## Stated task
Copy exactly the lines from the one containing "Generate a LaTeX" through the one containing "width=82.5pt, minimum height=49.5pt]", both included, and nothing else.

## Data records
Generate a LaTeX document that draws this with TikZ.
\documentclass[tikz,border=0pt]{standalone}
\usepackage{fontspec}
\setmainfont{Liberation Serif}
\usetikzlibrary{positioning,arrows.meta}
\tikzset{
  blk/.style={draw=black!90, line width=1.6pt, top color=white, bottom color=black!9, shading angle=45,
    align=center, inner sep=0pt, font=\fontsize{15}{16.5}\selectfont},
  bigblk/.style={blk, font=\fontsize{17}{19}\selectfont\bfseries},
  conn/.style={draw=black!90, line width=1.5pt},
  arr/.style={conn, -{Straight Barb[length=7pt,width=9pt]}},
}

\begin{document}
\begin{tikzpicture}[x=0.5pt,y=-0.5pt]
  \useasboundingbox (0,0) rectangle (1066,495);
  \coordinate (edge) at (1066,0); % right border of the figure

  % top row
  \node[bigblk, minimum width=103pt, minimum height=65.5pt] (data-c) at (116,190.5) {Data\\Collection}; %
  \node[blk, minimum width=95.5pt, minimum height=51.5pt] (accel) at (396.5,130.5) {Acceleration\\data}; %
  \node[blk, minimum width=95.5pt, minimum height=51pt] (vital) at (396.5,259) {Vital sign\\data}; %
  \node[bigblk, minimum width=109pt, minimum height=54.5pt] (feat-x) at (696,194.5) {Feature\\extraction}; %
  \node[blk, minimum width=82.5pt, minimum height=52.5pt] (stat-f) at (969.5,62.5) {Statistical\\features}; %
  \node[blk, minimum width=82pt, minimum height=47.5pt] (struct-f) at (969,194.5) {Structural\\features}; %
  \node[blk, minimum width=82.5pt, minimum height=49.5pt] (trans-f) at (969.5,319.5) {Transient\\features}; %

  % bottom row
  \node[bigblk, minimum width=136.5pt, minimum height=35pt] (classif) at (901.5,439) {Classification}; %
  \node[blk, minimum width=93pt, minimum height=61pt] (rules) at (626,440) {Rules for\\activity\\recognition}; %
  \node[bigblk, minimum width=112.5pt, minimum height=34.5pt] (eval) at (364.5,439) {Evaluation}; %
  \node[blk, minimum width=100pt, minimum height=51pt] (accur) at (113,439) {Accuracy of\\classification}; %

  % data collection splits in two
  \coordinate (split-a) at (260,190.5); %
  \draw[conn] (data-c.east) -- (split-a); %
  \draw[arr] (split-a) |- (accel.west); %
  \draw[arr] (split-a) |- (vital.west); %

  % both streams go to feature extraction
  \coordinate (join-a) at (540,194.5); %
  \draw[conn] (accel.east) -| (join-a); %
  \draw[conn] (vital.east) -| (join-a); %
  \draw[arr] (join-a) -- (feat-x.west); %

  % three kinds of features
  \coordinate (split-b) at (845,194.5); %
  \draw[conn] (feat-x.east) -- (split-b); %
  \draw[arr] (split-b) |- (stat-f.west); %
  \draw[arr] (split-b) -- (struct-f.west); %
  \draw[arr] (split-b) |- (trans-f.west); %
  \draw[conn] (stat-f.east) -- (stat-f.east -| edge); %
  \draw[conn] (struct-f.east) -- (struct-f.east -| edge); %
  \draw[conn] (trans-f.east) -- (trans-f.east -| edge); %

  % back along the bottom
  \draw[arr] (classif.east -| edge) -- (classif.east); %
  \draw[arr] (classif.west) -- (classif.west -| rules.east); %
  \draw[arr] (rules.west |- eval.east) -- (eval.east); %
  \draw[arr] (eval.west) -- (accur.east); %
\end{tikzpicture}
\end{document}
...
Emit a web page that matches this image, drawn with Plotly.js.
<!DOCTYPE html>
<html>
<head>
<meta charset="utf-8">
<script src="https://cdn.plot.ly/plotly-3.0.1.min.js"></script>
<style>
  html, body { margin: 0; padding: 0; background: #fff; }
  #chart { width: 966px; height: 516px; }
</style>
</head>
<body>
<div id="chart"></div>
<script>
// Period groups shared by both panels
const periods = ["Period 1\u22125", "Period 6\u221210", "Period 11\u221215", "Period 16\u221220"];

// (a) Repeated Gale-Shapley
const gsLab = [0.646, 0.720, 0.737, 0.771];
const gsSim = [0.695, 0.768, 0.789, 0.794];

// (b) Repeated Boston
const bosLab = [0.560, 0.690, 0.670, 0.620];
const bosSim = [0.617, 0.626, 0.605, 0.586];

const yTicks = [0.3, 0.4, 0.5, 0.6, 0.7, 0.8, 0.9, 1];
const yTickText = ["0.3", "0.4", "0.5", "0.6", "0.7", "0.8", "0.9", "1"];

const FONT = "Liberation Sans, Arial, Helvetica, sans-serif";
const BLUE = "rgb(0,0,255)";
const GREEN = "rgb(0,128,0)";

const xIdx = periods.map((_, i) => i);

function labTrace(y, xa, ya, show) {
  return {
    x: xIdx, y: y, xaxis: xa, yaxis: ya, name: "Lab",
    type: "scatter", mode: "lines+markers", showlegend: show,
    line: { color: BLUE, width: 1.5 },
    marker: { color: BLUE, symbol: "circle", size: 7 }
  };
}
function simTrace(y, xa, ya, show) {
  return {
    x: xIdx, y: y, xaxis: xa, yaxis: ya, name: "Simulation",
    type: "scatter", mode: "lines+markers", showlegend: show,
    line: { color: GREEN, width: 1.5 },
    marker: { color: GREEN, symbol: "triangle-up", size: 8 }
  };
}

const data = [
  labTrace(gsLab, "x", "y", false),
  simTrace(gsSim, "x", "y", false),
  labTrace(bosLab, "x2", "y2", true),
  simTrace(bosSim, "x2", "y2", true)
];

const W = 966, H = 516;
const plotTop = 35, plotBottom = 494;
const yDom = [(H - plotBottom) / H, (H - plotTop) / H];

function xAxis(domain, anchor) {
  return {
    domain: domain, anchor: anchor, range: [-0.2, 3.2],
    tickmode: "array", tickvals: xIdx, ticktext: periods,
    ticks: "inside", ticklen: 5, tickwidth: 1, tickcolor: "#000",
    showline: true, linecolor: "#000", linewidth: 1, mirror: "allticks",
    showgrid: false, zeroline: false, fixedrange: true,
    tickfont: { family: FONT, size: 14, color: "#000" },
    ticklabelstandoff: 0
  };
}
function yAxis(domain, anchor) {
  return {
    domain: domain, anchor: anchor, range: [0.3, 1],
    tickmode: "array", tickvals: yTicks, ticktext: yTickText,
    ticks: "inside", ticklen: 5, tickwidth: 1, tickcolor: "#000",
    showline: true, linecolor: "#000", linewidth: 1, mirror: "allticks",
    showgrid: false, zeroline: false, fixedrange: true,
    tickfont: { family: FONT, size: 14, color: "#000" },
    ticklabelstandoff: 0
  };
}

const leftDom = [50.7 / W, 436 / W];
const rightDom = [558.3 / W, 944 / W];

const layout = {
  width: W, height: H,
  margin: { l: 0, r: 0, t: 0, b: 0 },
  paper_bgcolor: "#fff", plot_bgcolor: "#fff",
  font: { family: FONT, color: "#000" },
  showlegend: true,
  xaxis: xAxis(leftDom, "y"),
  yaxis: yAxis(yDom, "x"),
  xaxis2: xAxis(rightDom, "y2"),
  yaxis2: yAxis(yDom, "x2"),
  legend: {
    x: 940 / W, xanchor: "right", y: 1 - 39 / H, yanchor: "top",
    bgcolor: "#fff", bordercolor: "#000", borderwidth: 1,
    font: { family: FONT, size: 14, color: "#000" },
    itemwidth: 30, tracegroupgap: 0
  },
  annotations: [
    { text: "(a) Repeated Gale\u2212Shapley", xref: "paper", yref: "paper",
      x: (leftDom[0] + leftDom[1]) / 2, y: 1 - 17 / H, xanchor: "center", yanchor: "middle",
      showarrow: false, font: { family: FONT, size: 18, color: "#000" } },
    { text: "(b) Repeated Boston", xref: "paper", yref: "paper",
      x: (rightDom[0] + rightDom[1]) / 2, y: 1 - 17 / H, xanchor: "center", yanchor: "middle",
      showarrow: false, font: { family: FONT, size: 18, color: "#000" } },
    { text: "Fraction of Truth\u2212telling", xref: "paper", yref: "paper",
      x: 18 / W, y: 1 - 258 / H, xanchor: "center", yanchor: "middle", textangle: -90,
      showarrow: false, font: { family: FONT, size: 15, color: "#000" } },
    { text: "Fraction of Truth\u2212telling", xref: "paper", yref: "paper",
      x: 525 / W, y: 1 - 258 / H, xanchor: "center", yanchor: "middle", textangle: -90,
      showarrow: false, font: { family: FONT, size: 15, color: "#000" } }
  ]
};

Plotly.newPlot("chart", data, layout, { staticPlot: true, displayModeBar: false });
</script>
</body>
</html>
--
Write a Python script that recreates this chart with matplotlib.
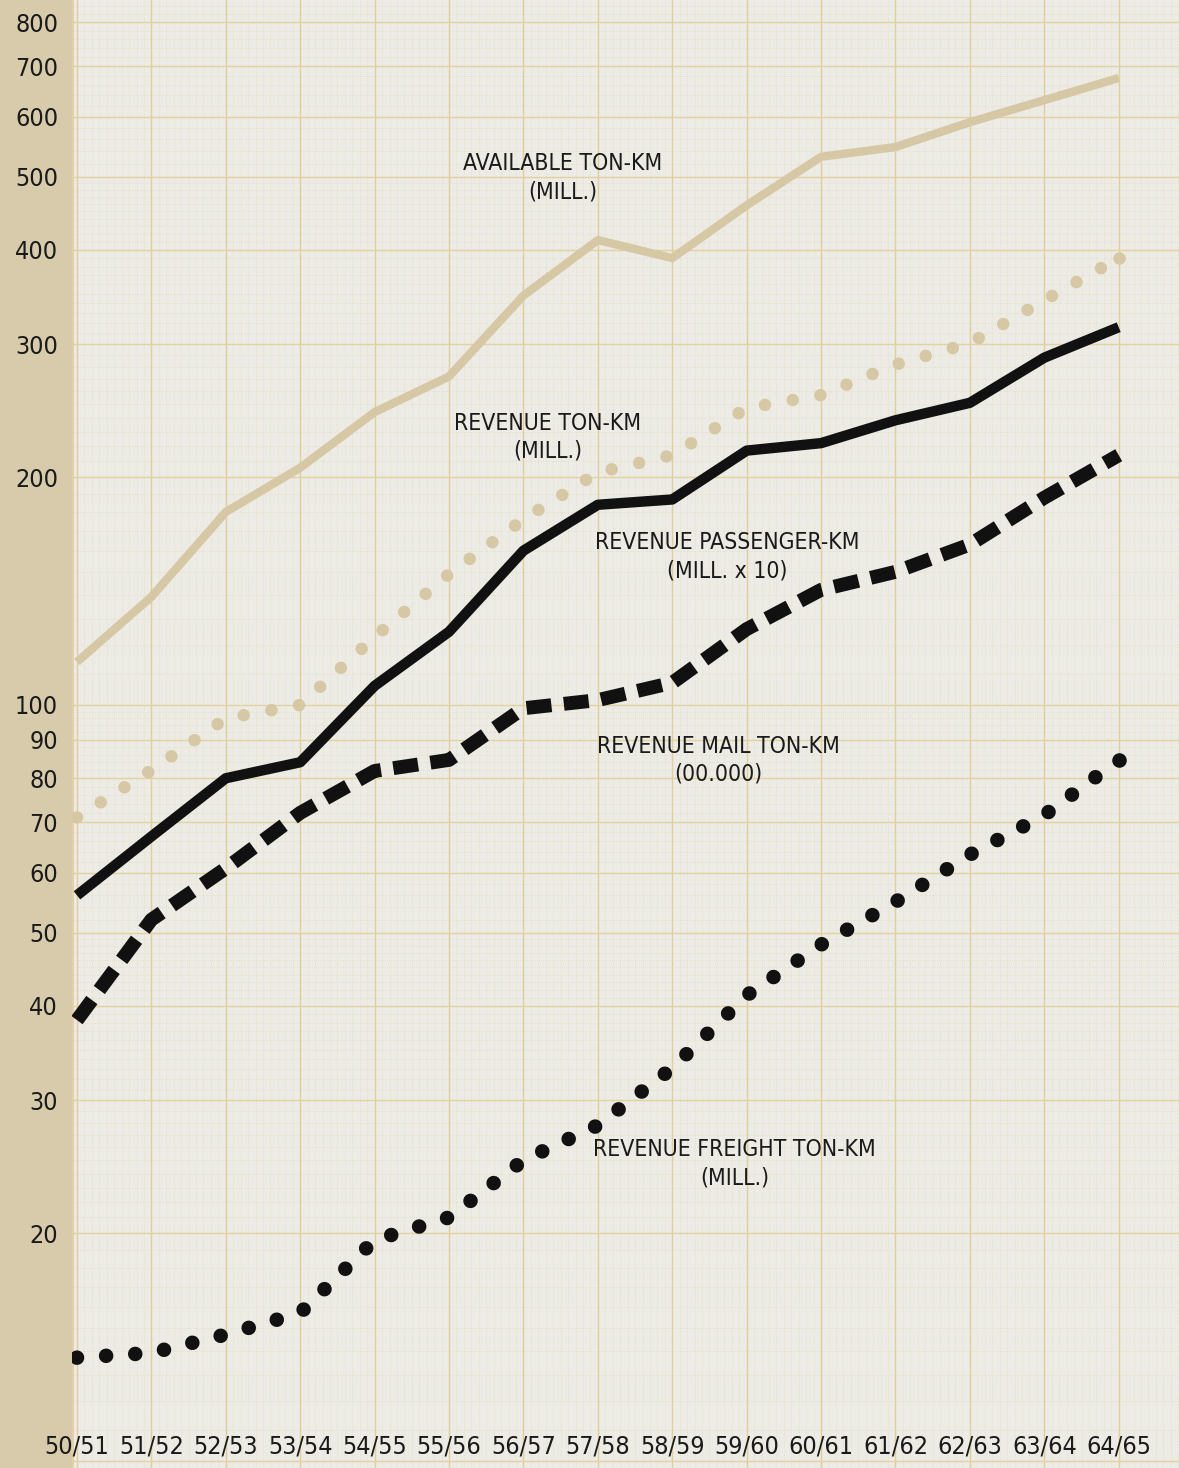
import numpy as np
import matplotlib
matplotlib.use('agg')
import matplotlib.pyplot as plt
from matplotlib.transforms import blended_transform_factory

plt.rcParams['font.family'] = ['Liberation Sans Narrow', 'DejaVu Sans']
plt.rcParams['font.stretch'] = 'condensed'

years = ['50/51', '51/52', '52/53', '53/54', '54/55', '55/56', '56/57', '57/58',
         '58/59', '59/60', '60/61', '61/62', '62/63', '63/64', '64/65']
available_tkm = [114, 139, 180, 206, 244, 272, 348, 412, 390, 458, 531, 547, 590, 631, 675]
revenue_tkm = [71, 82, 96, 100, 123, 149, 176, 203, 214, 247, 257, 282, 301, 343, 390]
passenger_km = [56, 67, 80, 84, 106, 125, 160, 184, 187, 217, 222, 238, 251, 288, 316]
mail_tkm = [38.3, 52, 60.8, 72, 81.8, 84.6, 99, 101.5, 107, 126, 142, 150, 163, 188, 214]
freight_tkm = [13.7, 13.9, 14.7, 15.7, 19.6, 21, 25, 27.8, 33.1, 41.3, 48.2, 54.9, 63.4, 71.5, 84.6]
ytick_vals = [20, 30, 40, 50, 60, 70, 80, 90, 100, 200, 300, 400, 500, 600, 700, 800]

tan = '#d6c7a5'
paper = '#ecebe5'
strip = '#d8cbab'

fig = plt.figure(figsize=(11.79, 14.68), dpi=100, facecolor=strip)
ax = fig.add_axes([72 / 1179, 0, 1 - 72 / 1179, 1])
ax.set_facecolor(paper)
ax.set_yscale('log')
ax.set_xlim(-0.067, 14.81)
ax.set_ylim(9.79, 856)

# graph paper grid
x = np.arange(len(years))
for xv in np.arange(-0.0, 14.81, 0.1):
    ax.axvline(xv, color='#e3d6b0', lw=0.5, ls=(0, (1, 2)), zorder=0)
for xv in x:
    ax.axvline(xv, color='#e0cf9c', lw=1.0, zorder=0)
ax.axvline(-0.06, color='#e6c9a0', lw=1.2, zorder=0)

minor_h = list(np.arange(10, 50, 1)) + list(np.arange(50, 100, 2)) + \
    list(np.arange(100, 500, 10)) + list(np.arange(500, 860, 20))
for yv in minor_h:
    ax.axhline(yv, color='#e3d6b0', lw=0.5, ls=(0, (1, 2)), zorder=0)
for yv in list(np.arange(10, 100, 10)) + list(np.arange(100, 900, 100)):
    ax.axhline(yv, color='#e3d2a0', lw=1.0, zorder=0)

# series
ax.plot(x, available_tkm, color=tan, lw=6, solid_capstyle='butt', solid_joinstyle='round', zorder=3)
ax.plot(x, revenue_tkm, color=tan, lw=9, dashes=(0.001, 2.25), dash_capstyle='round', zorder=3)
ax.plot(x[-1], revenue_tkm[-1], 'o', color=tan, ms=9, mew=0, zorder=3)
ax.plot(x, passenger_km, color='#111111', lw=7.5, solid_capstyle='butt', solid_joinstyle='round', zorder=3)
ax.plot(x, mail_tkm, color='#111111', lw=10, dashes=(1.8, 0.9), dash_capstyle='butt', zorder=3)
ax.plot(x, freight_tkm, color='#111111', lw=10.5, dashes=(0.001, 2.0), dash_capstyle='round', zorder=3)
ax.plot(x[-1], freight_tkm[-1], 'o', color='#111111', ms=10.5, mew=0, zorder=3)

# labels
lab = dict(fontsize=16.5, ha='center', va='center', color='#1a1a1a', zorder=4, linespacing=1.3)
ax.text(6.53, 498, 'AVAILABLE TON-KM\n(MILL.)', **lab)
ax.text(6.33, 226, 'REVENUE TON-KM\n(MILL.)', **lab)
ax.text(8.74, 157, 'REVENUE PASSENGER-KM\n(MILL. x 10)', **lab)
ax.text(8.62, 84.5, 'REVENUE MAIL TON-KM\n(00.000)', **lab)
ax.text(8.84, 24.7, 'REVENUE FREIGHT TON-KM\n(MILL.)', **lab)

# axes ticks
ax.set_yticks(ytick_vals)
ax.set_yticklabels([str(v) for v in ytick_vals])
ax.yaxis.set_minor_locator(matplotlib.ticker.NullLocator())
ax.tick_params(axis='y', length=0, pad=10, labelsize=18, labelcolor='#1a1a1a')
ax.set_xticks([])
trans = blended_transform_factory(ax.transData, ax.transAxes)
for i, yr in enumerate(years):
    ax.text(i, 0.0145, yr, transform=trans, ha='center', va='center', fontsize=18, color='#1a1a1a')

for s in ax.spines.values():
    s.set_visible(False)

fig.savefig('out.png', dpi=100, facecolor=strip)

## Output below
Generate a LaTeX document that draws this with TikZ.
\documentclass[tikz,border=0pt]{standalone}
\usepackage{fontspec}
\setmainfont{Liberation Serif}
\usetikzlibrary{positioning,arrows.meta}
\tikzset{
  blk/.style={draw=black!90, line width=1.6pt, top color=white, bottom color=black!9, shading angle=45,
    align=center, inner sep=0pt, font=\fontsize{15}{16.5}\selectfont},
  bigblk/.style={blk, font=\fontsize{17}{19}\selectfont\bfseries},
  conn/.style={draw=black!90, line width=1.5pt},
  arr/.style={conn, -{Straight Barb[length=7pt,width=9pt]}},
}

\begin{document}
\begin{tikzpicture}[x=0.5pt,y=-0.5pt]
  \useasboundingbox (0,0) rectangle (1066,495);
  \coordinate (edge) at (1066,0); % right border of the figure

  % top row
  \node[bigblk, minimum width=103pt, minimum height=65.5pt] (data-c) at (116,190.5) {Data\\Collection}; %
  \node[blk, minimum width=95.5pt, minimum height=51.5pt] (accel) at (396.5,130.5) {Acceleration\\data}; %
  \node[blk, minimum width=95.5pt, minimum height=51pt] (vital) at (396.5,259) {Vital sign\\data}; %
  \node[bigblk, minimum width=109pt, minimum height=54.5pt] (feat-x) at (696,194.5) {Feature\\extraction}; %
  \node[blk, minimum width=82.5pt, minimum height=52.5pt] (stat-f) at (969.5,62.5) {Statistical\\features}; %
  \node[blk, minimum width=82pt, minimum height=47.5pt] (struct-f) at (969,194.5) {Structural\\features}; %
  \node[blk, minimum width=82.5pt, minimum height=49.5pt] (trans-f) at (969.5,319.5) {Transient\\features}; %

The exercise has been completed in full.